With the film's March 17 release coming up over the horizon, Time has two insightful reviews up -- both indicating the ball is already rolling with the discussion over V for Vendetta's place as a terrorism story. Richard Corliss, who loved it, comments on the very unique and proper time and place the movie's release holds. And he has lofty expectations for the public response it may stoke.

If a cheapo '50s fantasy called Invasion of the Body Snatchers could also be a rich parable of conformist paranoia, and if The Matrix could clue kids into mathematics and philosophy, then a film as bold and thoughtful as V for Vendetta is allowed to stoke a multiplex debate on the use and abuse of state power.
Lev Grossman's review also seems expectant of controversy and tackles the film's potrayal of a noble terrorist head on along with input from Natalie Portman.

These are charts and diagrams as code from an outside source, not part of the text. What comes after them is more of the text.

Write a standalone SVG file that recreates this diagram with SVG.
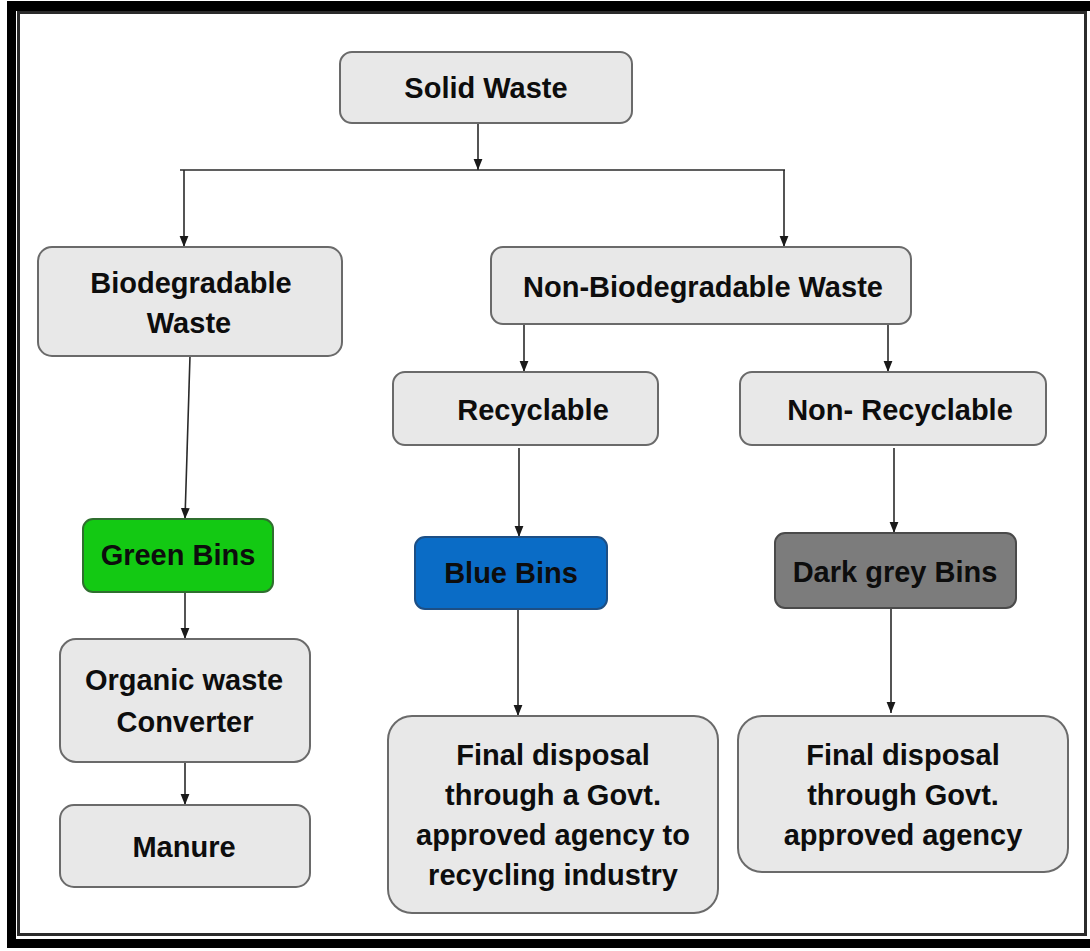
<svg xmlns="http://www.w3.org/2000/svg" width="1090" height="951" viewBox="0 0 1090 951">
<style>
.box{fill:#e8e8e8;stroke:#6a6a6a;stroke-width:2}
.t{font-family:"Liberation Sans",Arial,sans-serif;font-weight:bold;font-size:29px;fill:#0d0d0d;text-anchor:middle}
.c{stroke:#2a2a2a;stroke-width:1.6;fill:none}
</style>
<defs>
<marker id="ah" viewBox="0 0 10 10" refX="10" refY="5" markerWidth="11" markerHeight="11" markerUnits="userSpaceOnUse" orient="auto">
<path d="M0,1 L10,5 L0,9 Z" fill="#1a1a1a"/>
</marker>
</defs>
<rect x="0" y="0" width="1090" height="951" fill="#fff"/>
<g id="frame">
<rect x="7" y="1" width="1083" height="10" fill="#000"/>
<rect x="7" y="1" width="9" height="947" fill="#000"/>
<rect x="7" y="939" width="1083" height="9" fill="#000"/>
<rect x="18.5" y="12.5" width="1067" height="922" fill="none" stroke="#2b2b2b" stroke-width="3"/>
</g>
<g id="connectors">
<line class="c" x1="478" y1="123" x2="478" y2="170" marker-end="url(#ah)"/>
<line class="c" x1="180" y1="170" x2="785" y2="170"/>
<line class="c" x1="184" y1="170" x2="184" y2="247" marker-end="url(#ah)"/>
<line class="c" x1="784" y1="170" x2="784" y2="247" marker-end="url(#ah)"/>
<line class="c" x1="190" y1="356" x2="185" y2="519" marker-end="url(#ah)"/>
<line class="c" x1="185" y1="592" x2="185" y2="639" marker-end="url(#ah)"/>
<line class="c" x1="185" y1="762" x2="185" y2="805" marker-end="url(#ah)"/>
<line class="c" x1="524" y1="324" x2="524" y2="372" marker-end="url(#ah)"/>
<line class="c" x1="888" y1="324" x2="888" y2="372" marker-end="url(#ah)"/>
<line class="c" x1="519" y1="448" x2="519" y2="537" marker-end="url(#ah)"/>
<line class="c" x1="894" y1="448" x2="894" y2="533" marker-end="url(#ah)"/>
<line class="c" x1="518" y1="609" x2="518" y2="716" marker-end="url(#ah)"/>
<line class="c" x1="891" y1="608" x2="891" y2="713" marker-end="url(#ah)"/>
</g>
<g id="solid-waste">
<rect class="box" x="340" y="52" width="292" height="71" rx="12"/>
<text class="t" x="486" y="98">Solid Waste</text>
</g>
<g id="biodegradable">
<rect class="box" x="38" y="247" width="304" height="109" rx="14"/>
<text class="t" x="191" y="293">Biodegradable</text>
<text class="t" x="189" y="333">Waste</text>
</g>
<g id="non-biodegradable">
<rect class="box" x="491" y="247" width="420" height="77" rx="12"/>
<text class="t" x="703" y="297">Non-Biodegradable Waste</text>
</g>
<g id="recyclable">
<rect class="box" x="393" y="372" width="265" height="73" rx="12"/>
<text class="t" x="533" y="420">Recyclable</text>
</g>
<g id="non-recyclable">
<rect class="box" x="740" y="372" width="306" height="73" rx="12"/>
<text class="t" x="900" y="420">Non- Recyclable</text>
</g>
<g id="green-bins">
<rect x="83" y="519" width="190" height="73" rx="10" fill="#13c913" stroke="#2f6f2f" stroke-width="2"/>
<text class="t" x="178" y="565">Green Bins</text>
</g>
<g id="blue-bins">
<rect x="415" y="537" width="192" height="72" rx="10" fill="#0a6cc6" stroke="#1d4f85" stroke-width="2"/>
<text class="t" x="511" y="583">Blue Bins</text>
</g>
<g id="dark-grey-bins">
<rect x="775" y="533" width="241" height="75" rx="10" fill="#7c7c7c" stroke="#4a4a4a" stroke-width="2"/>
<text class="t" x="895" y="582">Dark grey Bins</text>
</g>
<g id="organic-converter">
<rect class="box" x="60" y="639" width="250" height="123" rx="16"/>
<text class="t" x="184" y="690">Organic waste</text>
<text class="t" x="185" y="732">Converter</text>
</g>
<g id="manure">
<rect class="box" x="60" y="805" width="250" height="82" rx="14"/>
<text class="t" x="184" y="857">Manure</text>
</g>
<g id="final-recycling">
<rect class="box" x="388" y="716" width="330" height="197" rx="24"/>
<text class="t" x="553" y="765">Final disposal</text>
<text class="t" x="553" y="805">through a Govt.</text>
<text class="t" x="553" y="845">approved agency to</text>
<text class="t" x="553" y="885">recycling industry</text>
</g>
<g id="final-agency">
<rect class="box" x="738" y="716" width="330" height="156" rx="24"/>
<text class="t" x="903" y="765">Final disposal</text>
<text class="t" x="903" y="805">through Govt.</text>
<text class="t" x="903" y="845">approved agency</text>
</g>
</svg>
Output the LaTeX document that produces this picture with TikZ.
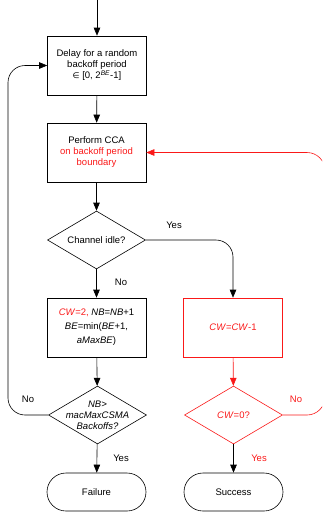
\documentclass[tikz,border=0pt]{standalone}
\usepackage{fontspec}
\setmainfont{Liberation Sans}
\newfontfamily\symfont{DejaVu Sans}
\usetikzlibrary{arrows.meta,shapes.geometric}
\definecolor{alert}{RGB}{250,25,25}
\begin{document}
\begin{tikzpicture}[x=1pt,y=-1pt,
  font=\fontsize{9.5}{11}\selectfont,
  proc/.style={draw, line width=0.6pt, minimum width=99pt, minimum height=59pt,
    align=center, inner sep=1pt},
  cond/.style={draw, diamond, line width=0.6pt, minimum width=98pt,
    minimum height=58pt, inner sep=0pt},
  term/.style={draw, rounded corners=19pt, line width=0.6pt,
    minimum width=99pt, minimum height=38pt},
  conn/.style={line width=0.6pt, -{Triangle[length=8pt,width=6.5pt]}},
  lbl/.style={inner sep=0pt}]
\useasboundingbox (0,0) rectangle (322,512);
\clip (0,0) rectangle (322,512);

% process boxes
\node[proc] (delay) at (97,65.5)
  {Delay for a random\\backoff period\\{\symfont\fontsize{8}{11}\selectfont ∈} [0, 2\textsuperscript{\textit{BE}}-1]};
\node[proc] (cca) at (96.5,152.5)
  {Perform CCA\\\textcolor{alert}{on backoff period}\\\textcolor{alert}{boundary}};
\node[cond] (idle) at (96.5,240) {};
\node[lbl] (idletxt) at (idle) {Channel idle?};
\node[proc, font=\fontsize{9.5}{14}\selectfont] (update) at (96.5,327.5)
  {\textcolor{alert}{\textit{CW}=2,} \textit{NB}=\textit{NB}+1\\
   \textit{BE}=min(\textit{BE}+1,\\\textit{aMaxBE})};
\node[proc, draw=alert, text=alert] (dec) at (233,327.5) {\textit{CW}=\textit{CW}-1};
\node[cond] (limit) at (97.5,415) {};
\node[lbl, align=center, font=\fontsize{9.5}{11}\selectfont\itshape] (limittxt) at (limit)
  {NB>\\macMaxCSMA\\Backoffs?};
\node[cond, draw=alert] (zero) at (233.5,415) {};
\node[lbl, text=alert] (zerotxt) at (zero) {\textit{CW}=0?};
\node[term] (fail) at (96.5,492) {Failure};
\node[term] (succ) at (233.5,492) {Success};

% connectors
\coordinate (entry) at (97,0);
\coordinate (lx) at (8,240);
\coordinate (rx) at (325,300);
\draw[conn] (entry) -- (delay);
\draw[conn] (delay) -- (cca);
\draw[conn] (cca) -- (idle);
\draw[conn] (idle) -- (update);
\draw[conn, rounded corners=17pt] (idle.east) -| (dec.north);
\draw[conn] (update) -- (limit);
\draw[conn] (limit) -- (fail);
\draw[conn, rounded corners=17pt] (limit.west) -| (lx) |- (delay.west);
\draw[conn, color=alert] (dec) -- (zero);
\draw[conn] (zero) -- (succ);
\draw[conn, color=alert, rounded corners=18pt] (zero.east) -| (rx) |- (cca.east);

% branch labels
\node[lbl] (yes1) at (174,225) {Yes};
\node[lbl] (no1) at (121,282) {No};
\node[lbl] (no2) at (28,399) {No};
\node[lbl] (yes2) at (121,458) {Yes};
\node[lbl, text=alert] (no3) at (296,399) {No};
\node[lbl, text=alert] (yes3) at (259,458) {Yes};
\end{tikzpicture}
\end{document}
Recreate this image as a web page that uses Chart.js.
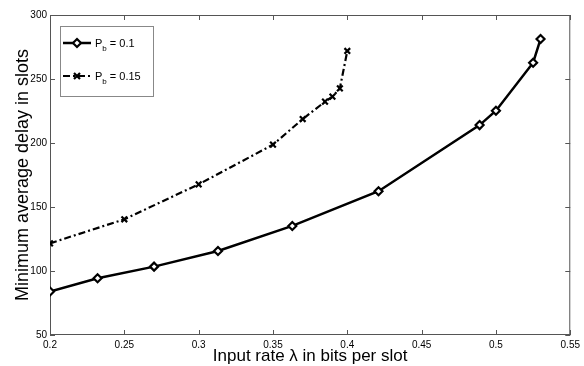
<!DOCTYPE html>
<html><head><meta charset="utf-8">
<style>html,body{margin:0;padding:0;background:#fff}#wrap{width:584px;height:366px}</style>
<script src="https://cdn.jsdelivr.net/npm/chart.js@4/dist/chart.umd.min.js"></script>
</head><body><div id="wrap"><canvas id="c" width="584" height="366"></canvas></div>
<script>
const seriesNames = ['0.1', '0.15'];
const lambda1 = [0.2, 0.232, 0.27, 0.313, 0.363, 0.421, 0.489, 0.5, 0.525, 0.53];
const delay1 = [84, 94.3, 103.4, 115.6, 135.2, 162.3, 214, 225.2, 262.7, 281.2];
const lambda2 = [0.2, 0.25, 0.3, 0.35, 0.37, 0.385, 0.39, 0.395, 0.4];
const delay2 = [121.6, 140.4, 167.7, 198.7, 218.7, 232.3, 236.2, 242.7, 271.9];
const xTicks = [0.2, 0.25, 0.3, 0.35, 0.4, 0.45, 0.5, 0.55];
const yTicks = [50, 100, 150, 200, 250, 300];
const xTitle = 'Input rate \u03bb in bits per slot';
const yTitle = 'Minimum average delay in slots';

const FONT = "'Liberation Sans', Arial, sans-serif";
const toXY = (xs, ys) => xs.map((x, i) => ({x: x, y: ys[i]}));

const frame = {
  id: 'frame',
  beforeDatasetsDraw(chart) {
    const {ctx, chartArea: a, scales: {x, y}} = chart;
    ctx.save();
    ctx.strokeStyle = '#555';
    ctx.lineWidth = 1;
    ctx.strokeRect(a.left + 0.5, a.top + 0.5, a.right - a.left - 1, a.bottom - a.top - 1);
    ctx.beginPath();
    const L = 5;
    xTicks.forEach(v => {
      const p = Math.round(x.getPixelForValue(v)) + 0.5;
      ctx.moveTo(p, a.bottom); ctx.lineTo(p, a.bottom - L);
      ctx.moveTo(p, a.top); ctx.lineTo(p, a.top + L);
    });
    yTicks.forEach(v => {
      const p = Math.round(y.getPixelForValue(v)) + 0.5;
      ctx.moveTo(a.left, p); ctx.lineTo(a.left + L, p);
      ctx.moveTo(a.right, p); ctx.lineTo(a.right - L, p);
    });
    ctx.stroke();
    ctx.restore();
  }
};

function drawMarker(ctx, style, cx, cy, r) {
  ctx.beginPath();
  if (style === 'rectRot') {
    ctx.moveTo(cx, cy - r); ctx.lineTo(cx + r, cy); ctx.lineTo(cx, cy + r); ctx.lineTo(cx - r, cy); ctx.closePath();
    ctx.fillStyle = '#fff'; ctx.fill(); ctx.stroke();
  } else {
    const d = r * 0.75;
    ctx.moveTo(cx - d, cy - d); ctx.lineTo(cx + d, cy + d);
    ctx.moveTo(cx + d, cy - d); ctx.lineTo(cx - d, cy + d);
    ctx.stroke();
  }
}

const legendBox = {
  id: 'legendBox',
  afterDraw(chart) {
    const {ctx, chartArea: a} = chart;
    const bx = a.left + 10, by = a.top + 11, bw = 93, bh = 70;
    ctx.save();
    ctx.fillStyle = '#fff';
    ctx.fillRect(bx, by, bw, bh);
    ctx.strokeStyle = '#888';
    ctx.lineWidth = 1;
    ctx.strokeRect(bx + 0.5, by + 0.5, bw, bh);
    chart.data.datasets.forEach((ds, i) => {
      const iy = by + 17 + i * 33;
      ctx.strokeStyle = '#000';
      ctx.lineWidth = ds.borderWidth;
      ctx.setLineDash(ds.borderDash || []);
      ctx.beginPath(); ctx.moveTo(bx + 3, iy); ctx.lineTo(bx + 31, iy); ctx.stroke();
      ctx.setLineDash([]);
      ctx.lineWidth = ds.pointBorderWidth;
      drawMarker(ctx, ds.pointStyle, bx + 17, iy, 4);
      ctx.fillStyle = '#000';
      ctx.textBaseline = 'alphabetic';
      ctx.textAlign = 'left';
      let tx = bx + 35;
      ctx.font = '11px ' + FONT;
      ctx.fillText('P', tx, iy + 4);
      tx += ctx.measureText('P').width;
      ctx.font = '8px ' + FONT;
      ctx.fillText('b', tx, iy + 8);
      tx += ctx.measureText('b').width;
      ctx.font = '11px ' + FONT;
      ctx.fillText(' = ' + seriesNames[i], tx, iy + 4);
    });
    ctx.restore();
  }
};

new Chart(document.getElementById('c'), {
  type: 'line',
  data: {
    datasets: [
      {
        label: 'Pb = ' + seriesNames[0],
        data: toXY(lambda1, delay1),
        borderColor: '#000', borderWidth: 2.5,
        pointStyle: 'rectRot', pointRadius: 4, pointBorderWidth: 2.2,
        pointBackgroundColor: '#fff', pointBorderColor: '#000',
        tension: 0, fill: false
      },
      {
        label: 'Pb = ' + seriesNames[1],
        data: toXY(lambda2, delay2),
        borderColor: '#000', borderWidth: 2.2, borderDash: [7, 3, 2, 3],
        pointStyle: 'crossRot', pointRadius: 4, pointBorderWidth: 2.2,
        pointBorderColor: '#000',
        tension: 0, fill: false
      }
    ]
  },
  options: {
    responsive: false, animation: false, devicePixelRatio: 1,
    layout: {padding: {top: 15, right: 12, left: 0, bottom: 0}},
    plugins: {legend: {display: false}, tooltip: {enabled: false}},
    scales: {
      x: {
        type: 'linear', min: 0.2, max: 0.55,
        afterBuildTicks: s => { s.ticks = xTicks.map(v => ({value: v})); },
        afterFit: s => { s.height = 31; },
        grid: {display: false, drawTicks: false},
        border: {display: false},
        ticks: {color: '#000', font: {family: FONT, size: 10}, padding: 4, maxRotation: 0, autoSkip: false,
                callback: v => String(Number(v.toFixed(2)))},
        title: {display: true, text: xTitle, color: '#000', font: {family: FONT, size: 17, lineHeight: 1}, padding: {top: 0, bottom: 1}}
      },
      y: {
        type: 'linear', min: 50, max: 300,
        afterBuildTicks: s => { s.ticks = yTicks.map(v => ({value: v})); },
        afterFit: s => { s.width = 50; },
        grid: {display: false, drawTicks: false},
        border: {display: false},
        ticks: {color: '#000', font: {family: FONT, size: 10}, padding: 3, autoSkip: false},
        title: {display: true, text: yTitle, color: '#000', font: {family: FONT, size: 18, lineHeight: 1}, padding: {top: 14, bottom: 0}}
      }
    }
  },
  plugins: [frame, legendBox]
});
</script></body></html>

Here's another tough question: whether V for Vendetta is the movie that will start that conversation. The kind of delicate ambiguity that Portman talks about is hard to achieve within the narrow constraints of a popcorn movie--morally speaking, they tend to be shot in black and white--and V may come off as a bit too noble for the movie's good.
Whether or not this film has the promotional backing and creative talent name recognition to pull enough people in to the theater and resonate enough to "start the conversation" as Grossman puts it, will remain to be seen. Then again, it might just be too edgy and scare people away. Whichever the outcome, the next month should be interesting to watch.